I’m surrounded by darkness and fog.
Autumn drifts closer—the air is getting cooler, the leaves are getting drier, the crows are getting louder, and the days are getting shorter. Which means, if I’m going to get in my bike ride before the morning carpool, I have to begin in the dark.
On this particular morning, a fog has descended, reducing visibility to almost nothing, and I’m on a bike path, surrounded on all sides by forest. A small headlight illuminates the path ahead of me, but it cannot penetrate beyond a few feet.
I’m surrounded by darkness and fog, and it’s a metaphor for everything.
As my feet push the pedals on this dark path, I wonder if maybe I should have just stayed in bed, where it was safer. Similarly, while I’d slumbered the night before, the doubt had crept back in, unbidden—doubt about this passion of mine, this writing thing. Six years of words on a page. Three-hundred-some blog posts. A book. I wonder if my words and I should have just stayed in my heart, where it is safer, where blood, sweat, and tears may not end quite so badly.
In every life, there comes a dark morning when you question the path you’ve chosen—the decisions that have left your life decidedly undecided. It’s the kind of morning that can turn into depression, if you have too many of them in a row.
As I breath heavy, my eyes strain to see beyond the reach of my headlight, wishing for just a little more warning about what lies ahead. In my life, too, I keep straining the eyes of my mind, hoping for some indication of what is to come on this path I’m traveling.
In every life, there comes a dark morning when you worry about what lies ahead, when you strain your mind to see the future that is cloaked in fog. It’s the kind of morning that can turn into anxiety, if you have too many of them in a row.
Suddenly, I realize I can see just a little beyond the circumference of my headlight. There is a glow in the sky ahead of me. This particular bike path runs past a prison, and the prison lights are bright. I’m getting what I want—a little more visibility—yet I’m not sure I like where it is coming from.
In every life, there is the temptation to seek a little more certainty wherever we can get it. But usually, those things that bring more certainty—things like control and power and security and dogmatic beliefs and the best laid plans—come at a cost. We get addicted to them. We get imprisoned by them. In the end, they don’t shed light on a better life; they illuminate a smaller life.

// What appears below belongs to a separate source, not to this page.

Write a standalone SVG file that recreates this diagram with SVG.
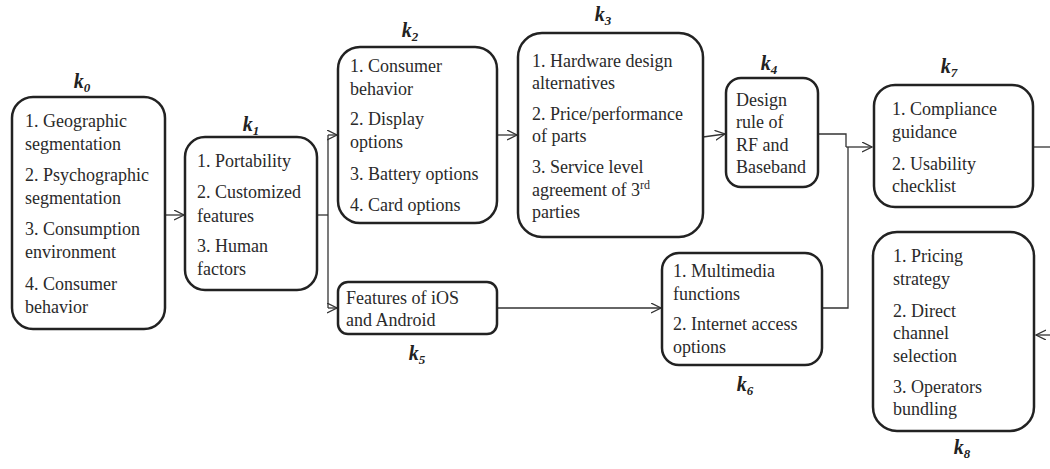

I pass the prison and the darkness and fog deepen once again. Then, ironically, as I continue to wonder about this writing path I’m on, the writer in me begins to wonder about this metaphor. Specifically, I wonder, what do the darkness and fog represent? Is it shame? Is it ego? And then I know. They represent my humanity.
To be human is to live in darkness and fog. To be human is to live in uncertainty. To be human is to travel a path strewn behind us with the debris of doubt and second-guessing. To be human is to long for a vision of what lies ahead. And yet. To be fully human is to embrace that darkness and fog are simply part of the equation, part of life, at least for a while.
Sure, on this dark and foggy morning, there will come a sunrise. So, too, in my life—whether in moments of epiphany, or in my final passing moments—there will come a sunrise that burns away the veil. But for now, I pedal on, guided only by this small light, seeing only this short distance.
And what is this small light?
This small light comes from my soul. The Divine is here, using our legs and racing hearts and searing lungs and sweating brows, to move it from here to there. This small light is the passion implanted in my soul—this passion for writing—the passion chosen for me not by me. Each of us is given at least one. But this small light doesn’t show us where we’re headed or what’s ahead; it just shows us what we’re here to do today.
Then, I realize, I’d awoken mistaken. Writing isn’t my path. Life is my path. Writing is simply the small light with which I navigate it.
If your path seems to be covered in darkness and fog, it’s because it is covered in darkness and fog. This doesn’t necessarily mean you’re headed in the wrong direction; it simply means you’re alive and you’re human. The question is, will you turn on your small light? Will you trust your soul? Will you pedal through this life with your passion leading the way?
Will you let it guide you, if only for today?